In fact, I usually find I get most of them from totally unrelated events.
Do you like art? How long has it been since you visited a gallery or museum?
Music? Get thee to a concert. The outdoors? Find a nice trail and head
out. (Wear good shoes and take plenty of water, of course)
It doesn’t have to be anything big, just different -- something
outside your daily sphere. Heck, even taking a new route to work can help
spur new ideas, especially if you take the time to stop at the little
Italian market or funky coffee house you pass along the way. We can get
too comfortable with our existence and, in our careers and comfort is
not necessarily a good thing. You can find inspiration in the oddest places.

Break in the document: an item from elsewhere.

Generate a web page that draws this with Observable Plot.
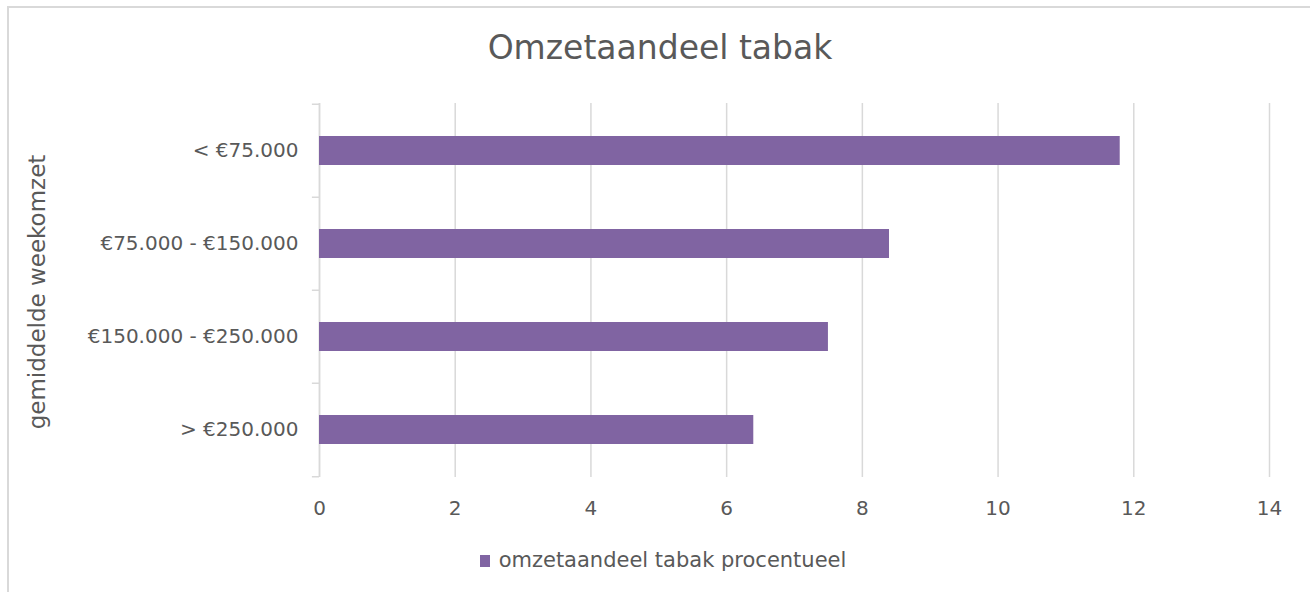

Themes for this column have been found at the local playground with my
son, hiding out in the stacks at the local library, floating on the waves
at the beach and even riding a gondola car up the flanks of Mount Etna
Does this mean that every time you step out the door you have to be focused
on new ideas, new thoughts, new ways of making your career better?. Yes,
though it is more important that you simply be open to the ideas that
can occur. That’s the great thing about new experiences. They trigger
thoughts, ideas and even changes in your life -- as long as you take the
time to notice them. Make a habit of keeping a notebook, journal or PDA
with you, no matter where you are. We often think that we will simply
remember a good idea and write it down later, but it simply isn’t
true. The idea gets subsumed by all your other thoughts and is lost. Don’t
make this mistake. You will be amazed at how many ideas you get on a daily
basis, once you start writing them down.
Don’t worry about whether the idea is good or bad. Record everything.
It is often the random idea that leads to the most fulfilling results.
I am sure that some of you think that journals are only for creative types,
but you can have a great insight about a new programming method or encryption
scheme anywhere. Wouldn’t it be great to capture that idea instead
of losing it to the past?
Looking back through my own journal I often wonder what exactly I was
thinking when I wrote something down. That said, this can be useful in
itself. Maybe the original idea doesn’t mean anything in its original
context, but today it triggers new thoughts as you look through your journal
today. Nothing is wasted.
We all feel like “getting out of town” at times. You can find
ways to expand your thinking and get a little recreation even without
shelling out thousands of dollars for a cruise or plane ticket to Hawaii.
Changing your day-to-day routine and encountering new people, new places
and new ideas is a sure way to improve your life and your high-tech career.